National Assembly President Prince Norodom Ranariddh on Tuesday confirmed fears that a plan to resolve the final sticking point between the government and the UN on trying former leaders of the Khmer Rouge will have to be watered down because of pressure within the ruling CPP.

Last week, Prime Minister Hun Sen returned from a summit in Cuba and said he was set to negotiate with the UN using a plan presented to him by US Senator John Kerry. But since then, he has had to backtrack.

“Hun Sen has accepted John Kerry’s formula, but when he returned home, he faced some problems within the CPP,” Prince Ranariddh told reporters Tuesday after meeting the Laotian prime minister. “So he chose a new formula.”

The Kerry plan is a somewhat complex system in the “mixed” tribunal of Cambodian and UN judges and prosecutors. Under a system of “co-prosecutors”—one Cambodian, one UN-appointed—the plan would be needed if the two prosecutors fail to agree on whom to indict.

If the Cambodian prosecutor tries to block an indictment, this decision would have to be ratified by a “resolution panel” of judges selected from the tribunal’s appeals courts.

The UN apparently favors the plan, because it allows UN judges control over what could be a political process.
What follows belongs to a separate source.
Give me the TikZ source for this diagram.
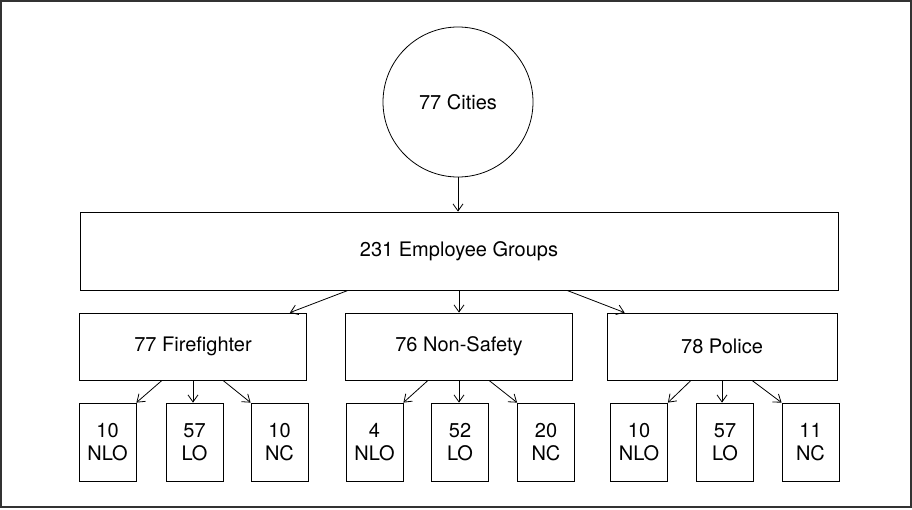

But diplomats say the CPP is nervous that too much UN control would mean some former Khmer Rouge leaders who now serve in government could stand trial.

Now, the prince implied that the government has forwarded to the UN a slightly different plan on how to resolve disputes between the prosecutors. But officials have not yet said how exactly that plan differs from the Kerry plan.

Cabinet Minister Sok An downplayed tensions within the CPP Tuesday afternoon, after he met Prince Ranariddh to brief him on the revised plan.

“We cannot say anyone opposes or does not oppose [the Kerry plan]. What is important is that we find a formula that is compatible,” Sok An said.

Prince Ranariddh would only say the most recent plan is “basically the same formula” as the Kerry plan, and that he believes the government and the UN will soon reach a compromise. Kerry is set to visit officials in Phnom Penh on Friday, the prince said.

The Council of Ministers in Jan­uary passed its version of how to conduct the trial and sent it to the National Assembly. The Assem­bly was slated to debate the law earlier this month but has postponed debate until more progress can be made with the UN.

Aside from parliament passing the law, the government and the UN will have to sign an international agreement to set up the trial, if the UN is to be involved in, and help fund, the proceedings.

Prince Ranariddh said the delay also is due to ongoing renovations at the Assembly building, and that debate on the law won’t start until after the Assembly opens its full session in late May.

“It is too old, and the ceiling is in decay,” Prince Ranariddh said. Another assembly official told Agence France-Presse that the building’s rapid decay is the fault of rampant termites.

In a separate written statement released this week, Prince Ran­ariddh’s cabinet refuted claims by the Sam Rainsy Party that the prince’s Funcinpec party is bowing to the CPP on the trial.